We can think of training to be a long timescale process, and inference a short timescale process. While this is kind of the case in the standard setting, it only is in a trivial way, since standard inference usually doesn’t have any notion of time or dynamics associated with it.
This is kinda sorta like an autoencoder
At least conceptually, though I do believe I’ve seem some work formally relating them, but I can’t find the reference right now. In an autoencoder, you train the output to reproduce the input, after forcing all the input information through a bottleneck/latent space. In the predictive coding network, the network is, by virtue of its gradient descent dynamics to maximize the posterior, trying to reproduce the sensory input at the earliest layers of processing, via a heirarchical set of feedback connections which act as predictions. These predictions continually get refined by virtue of the recurrent dynamics in the network. It’s like an autoencoder folded in on itself, with a bit more dynamics.
Some simple code/simulations
I’ve implemented a convnet pytorch version of this predictive coding network, which you can see in this notebook:
You can see the hyperparameters I’ve chosen in the model instantiation
model = PredictiveCodingNetwork(input_size=(3, image_shape[1], image_shape[2]), n_layers=2, n_causes=[8, 10], kernel_size=[[8,8],[3,3]], stride=[4, 2], padding=0, lam=0.1, alpha=0.1, k1=.005, k2=0.05, sigma2=10.)
The main ones are that there are 2 layers, with 8 basis causes in the first layer and 10 in the second, and that each cause in the first layer is a kernel of size 8x8 pixels, and each in the second layer is a kernel with size 3x3 (which is no longer in units of pixels but instead of first layer kernels).
With this we can train on a set of images, and then look at the input image, the prediction by the network (in the first layer, after multiple timesteps) and the difference, which I’m showing in the 3 columns of this figure:
One can also visualize the basis set in the first layer:
Obviously there’s a lot more one can do. For instance, one can look at how the predictions change and converge over time, or can visualize predictions in higher layers, or can intervene on the network at higher levels in order to manipulate predictions from the top-down, etc.
Actually this is completely standard in DL as it’s core functionality of the transformer architecture. Transformers consist of a stack of homogeneous layers that update a shared residual stream, so they are residual networks and thus equivalent to an unrolled iterative estimator with untied weights. In this form it’s more obvious that transformers are equivalent to (constrained) unrolled recurrent networks that performs K iterative sub inference steps on a probability map (the residual stream) per main token prediction step.
In this sense they are much closer to brain arch than most realize. Each main ‘layer’ (or sub step in the shared weight form) has two sub modules: a pure depth 2 FF network which is a close match for the cerebellum in the brain, and the attention submodule which provides short term contextual memory—and is thus arguably more similar to the recurrent modules of the cortex/hippocampus (due to the equivalence of fast weight RNNs and transformer attention modules).
So if you imagine implementing a large transformer physically with a huge but slow circuit, each main layer (with its own weights) would correspond to a cortical-cerebellar module pair, with the cortical module as the attention part and the cerebellar module as the FF part.
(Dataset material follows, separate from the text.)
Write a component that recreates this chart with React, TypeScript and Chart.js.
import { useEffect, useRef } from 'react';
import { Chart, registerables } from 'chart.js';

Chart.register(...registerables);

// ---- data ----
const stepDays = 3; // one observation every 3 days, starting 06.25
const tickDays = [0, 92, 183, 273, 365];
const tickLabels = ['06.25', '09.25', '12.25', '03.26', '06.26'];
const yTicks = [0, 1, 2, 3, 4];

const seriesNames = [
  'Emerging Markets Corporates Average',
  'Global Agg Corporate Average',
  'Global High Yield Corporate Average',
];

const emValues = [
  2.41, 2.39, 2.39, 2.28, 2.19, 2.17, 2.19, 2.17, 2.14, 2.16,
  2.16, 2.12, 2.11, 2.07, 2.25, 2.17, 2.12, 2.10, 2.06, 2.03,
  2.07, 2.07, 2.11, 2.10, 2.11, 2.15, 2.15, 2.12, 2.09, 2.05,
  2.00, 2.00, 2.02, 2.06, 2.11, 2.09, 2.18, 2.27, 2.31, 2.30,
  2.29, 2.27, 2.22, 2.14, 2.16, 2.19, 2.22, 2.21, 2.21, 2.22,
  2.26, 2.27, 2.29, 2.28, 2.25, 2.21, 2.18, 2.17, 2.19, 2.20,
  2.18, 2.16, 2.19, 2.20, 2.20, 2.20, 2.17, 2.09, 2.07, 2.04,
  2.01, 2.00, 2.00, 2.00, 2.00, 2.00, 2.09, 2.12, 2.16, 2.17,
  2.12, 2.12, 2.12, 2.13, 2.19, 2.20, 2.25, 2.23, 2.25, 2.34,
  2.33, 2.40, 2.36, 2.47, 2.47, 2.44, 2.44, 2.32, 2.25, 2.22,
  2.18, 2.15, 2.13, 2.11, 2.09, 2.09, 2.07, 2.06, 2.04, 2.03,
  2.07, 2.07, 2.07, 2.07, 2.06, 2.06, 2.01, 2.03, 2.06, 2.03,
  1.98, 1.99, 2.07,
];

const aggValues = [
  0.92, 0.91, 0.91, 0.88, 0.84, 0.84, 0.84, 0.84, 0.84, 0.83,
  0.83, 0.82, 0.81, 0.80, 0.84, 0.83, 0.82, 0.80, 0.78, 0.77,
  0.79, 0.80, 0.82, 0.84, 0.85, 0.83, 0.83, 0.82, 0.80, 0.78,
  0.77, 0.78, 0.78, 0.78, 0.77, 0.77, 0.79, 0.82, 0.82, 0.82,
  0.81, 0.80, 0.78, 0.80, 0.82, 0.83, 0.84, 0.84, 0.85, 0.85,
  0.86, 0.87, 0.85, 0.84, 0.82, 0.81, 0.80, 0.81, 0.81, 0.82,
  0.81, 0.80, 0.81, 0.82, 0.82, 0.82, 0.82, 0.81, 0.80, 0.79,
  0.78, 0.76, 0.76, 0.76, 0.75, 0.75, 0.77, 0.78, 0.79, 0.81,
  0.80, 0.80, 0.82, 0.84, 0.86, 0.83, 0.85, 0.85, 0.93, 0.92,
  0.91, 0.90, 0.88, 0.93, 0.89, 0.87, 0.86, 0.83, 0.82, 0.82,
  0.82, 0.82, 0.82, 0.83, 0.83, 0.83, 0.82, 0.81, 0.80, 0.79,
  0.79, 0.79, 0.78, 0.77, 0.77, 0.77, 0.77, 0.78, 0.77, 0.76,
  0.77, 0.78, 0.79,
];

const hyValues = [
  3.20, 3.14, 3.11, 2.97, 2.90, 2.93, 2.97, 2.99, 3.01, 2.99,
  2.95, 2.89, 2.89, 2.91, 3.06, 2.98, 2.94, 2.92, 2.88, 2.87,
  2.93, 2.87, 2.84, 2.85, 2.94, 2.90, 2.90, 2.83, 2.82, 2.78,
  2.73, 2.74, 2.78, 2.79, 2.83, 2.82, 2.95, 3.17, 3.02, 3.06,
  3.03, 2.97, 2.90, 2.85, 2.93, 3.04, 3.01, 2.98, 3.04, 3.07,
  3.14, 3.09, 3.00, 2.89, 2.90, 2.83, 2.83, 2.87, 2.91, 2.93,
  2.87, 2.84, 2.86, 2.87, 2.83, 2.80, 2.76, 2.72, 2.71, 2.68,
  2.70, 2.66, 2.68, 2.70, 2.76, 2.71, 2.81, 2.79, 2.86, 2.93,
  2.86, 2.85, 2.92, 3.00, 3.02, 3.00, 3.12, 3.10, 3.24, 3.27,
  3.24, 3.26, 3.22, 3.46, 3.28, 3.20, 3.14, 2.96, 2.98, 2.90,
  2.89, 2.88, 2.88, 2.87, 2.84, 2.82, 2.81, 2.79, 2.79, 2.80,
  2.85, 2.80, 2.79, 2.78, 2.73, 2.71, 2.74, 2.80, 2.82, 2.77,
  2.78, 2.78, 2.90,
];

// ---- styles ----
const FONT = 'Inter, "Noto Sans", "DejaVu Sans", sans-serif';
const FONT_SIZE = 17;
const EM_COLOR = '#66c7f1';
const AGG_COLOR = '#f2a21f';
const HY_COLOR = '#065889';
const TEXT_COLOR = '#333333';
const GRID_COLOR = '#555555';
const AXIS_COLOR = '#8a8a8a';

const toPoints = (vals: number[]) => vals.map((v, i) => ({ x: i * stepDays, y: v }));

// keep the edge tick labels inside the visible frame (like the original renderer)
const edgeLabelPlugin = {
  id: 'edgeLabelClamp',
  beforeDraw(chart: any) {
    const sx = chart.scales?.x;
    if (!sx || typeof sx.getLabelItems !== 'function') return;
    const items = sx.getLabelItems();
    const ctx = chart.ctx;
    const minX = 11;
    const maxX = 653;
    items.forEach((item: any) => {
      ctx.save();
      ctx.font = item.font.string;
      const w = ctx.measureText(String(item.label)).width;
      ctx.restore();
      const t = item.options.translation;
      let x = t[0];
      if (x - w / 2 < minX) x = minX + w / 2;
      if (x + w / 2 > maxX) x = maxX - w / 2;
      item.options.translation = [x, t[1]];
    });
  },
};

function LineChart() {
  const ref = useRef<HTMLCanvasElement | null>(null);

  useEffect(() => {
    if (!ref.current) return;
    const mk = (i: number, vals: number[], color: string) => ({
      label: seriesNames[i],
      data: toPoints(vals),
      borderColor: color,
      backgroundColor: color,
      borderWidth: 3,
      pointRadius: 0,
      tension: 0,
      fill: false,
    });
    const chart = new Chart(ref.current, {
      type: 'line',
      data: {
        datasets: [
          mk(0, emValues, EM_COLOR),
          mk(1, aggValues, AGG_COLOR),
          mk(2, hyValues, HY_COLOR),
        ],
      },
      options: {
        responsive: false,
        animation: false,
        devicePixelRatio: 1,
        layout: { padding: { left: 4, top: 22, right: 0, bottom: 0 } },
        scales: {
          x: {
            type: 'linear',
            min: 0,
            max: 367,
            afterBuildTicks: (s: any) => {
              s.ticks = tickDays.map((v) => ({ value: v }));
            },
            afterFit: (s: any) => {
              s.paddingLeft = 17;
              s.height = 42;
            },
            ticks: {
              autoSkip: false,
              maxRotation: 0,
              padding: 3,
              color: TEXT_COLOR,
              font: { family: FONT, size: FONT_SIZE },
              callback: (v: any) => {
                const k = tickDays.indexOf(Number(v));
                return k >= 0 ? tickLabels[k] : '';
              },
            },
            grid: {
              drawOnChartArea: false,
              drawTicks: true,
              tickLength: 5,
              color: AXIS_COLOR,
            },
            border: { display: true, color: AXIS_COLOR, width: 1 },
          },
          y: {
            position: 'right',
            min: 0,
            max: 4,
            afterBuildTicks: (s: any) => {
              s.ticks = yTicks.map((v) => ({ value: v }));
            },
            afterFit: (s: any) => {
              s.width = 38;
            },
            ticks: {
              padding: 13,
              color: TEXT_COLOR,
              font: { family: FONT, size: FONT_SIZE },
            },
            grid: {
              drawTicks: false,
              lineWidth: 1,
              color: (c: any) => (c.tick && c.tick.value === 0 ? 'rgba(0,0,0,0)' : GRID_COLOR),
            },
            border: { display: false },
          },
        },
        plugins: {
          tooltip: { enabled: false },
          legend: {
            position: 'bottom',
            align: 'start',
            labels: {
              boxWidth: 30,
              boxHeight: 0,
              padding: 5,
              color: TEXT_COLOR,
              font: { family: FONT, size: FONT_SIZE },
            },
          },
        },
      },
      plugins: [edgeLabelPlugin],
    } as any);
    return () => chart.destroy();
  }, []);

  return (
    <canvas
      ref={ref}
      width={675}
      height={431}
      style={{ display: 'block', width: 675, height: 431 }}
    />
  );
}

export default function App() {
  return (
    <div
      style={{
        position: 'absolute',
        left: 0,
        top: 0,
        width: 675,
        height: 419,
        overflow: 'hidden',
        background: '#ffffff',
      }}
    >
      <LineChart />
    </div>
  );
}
Full pipeline parallelization is used of course, so that temporal flow down the transformer depth corresponds to flow from sensory up to higher level modules and then down to motor modules in the brain.
There are some differences of course—the brain arch is truly recurrent, which would be like allowing connections from higher levels down to lower levels in the transformer depth. Transformers dont allow this because it breaks their parallelization over time strategy, which is their major serious weakness compared to the more fully universal RNN arch of the brain.
There are many many other convergent details of course—the bits per weight of the most efficient transformers is converging to 4-bits per weight similar to the brain, the #weights per neuron is similar, the learned internal representations are similarish or functionally equivalent, etc
Why is it called predictive “coding” in the first place? Also this particular method didn’t end up as being very useful compared to neural networks, right? So what is the relevance of it?
It’s called predictive coding because you’re encoding the image as the vector r, which is typically much smaller than the image. The idea is that in the brain, U changes slowly, while r tracks changes in the retinal image.
It’s not the best method for machine learning, but some smart people claim this is our best bet for the algorithm actually used by the brain. So it is of interest for that reason alone. In addition, there’s a good chance that our current algorithms are not the best possible, so it behooves us to keep some “also ran” algorithms in mind. It’s happened several times in the history of AI that an apparently inferior algorithm has received a minor tweak and become a champion.
Just to add to Carl Feynman’s response, which I thought was good.
Part of the reason these systems are inefficient is because it requires you to (effectively) run gradient descent even at inference, even after training is over. Or you can run the RNN, which is mathematically equivalent but again you can see where the inefficiency comes in: the value at time t=3 is a function of the value at time t=2, which is a function of t=1 and so on, so in order to get the converged value of the activations you have to, in a for loop, compute each timestep one by one.
This is in contrast to a feedforward network like a (normal) convnet or transformer, which can run extremely quickly and in parallel on gpu.
Great explanation, thanks! Although I experienced deja vu (“didn’t you already tell me this?”) somewhere in the middle and skipped to comparisons to deep learning :)
One thing I didn’t see is a discussion of the setting of these “prior activations” that are hiding in the deeper layers of the network.
If you have dynamics where activations change faster than data, and data changes faster than weights, this means that the weights are slowly being trained to get low loss on images averaged out over time. This means the weights will start to encode priors: If data changes continuously the priors will be about continuous changes, if you’re suddenly flashing between different still frames the priors will be about still frames (even if you’re resetting the activations in between).
Right?
Thanks!
I think your thinking makes sense, and, if for instance on every timestep you presented a different images in a stereotypically defined sequence, or with a certain correlation structure, you would indeed get information about those correlations in the weights. However, this model was designed to be used in the restricted to settings where you show a single still image for many timesteps until convergence. In that setting, weights give you image features for static images (in a heirarchical manner), and priors for low level features will feed back from activations in higher level areas.
There are extensions to this model that deal with video, where there are explicit spatiotemporal expectations built into the network. you can see one of those networks in this paper: https://arxiv.org/abs/2112.10048
But I’ve never implemented such a network myself.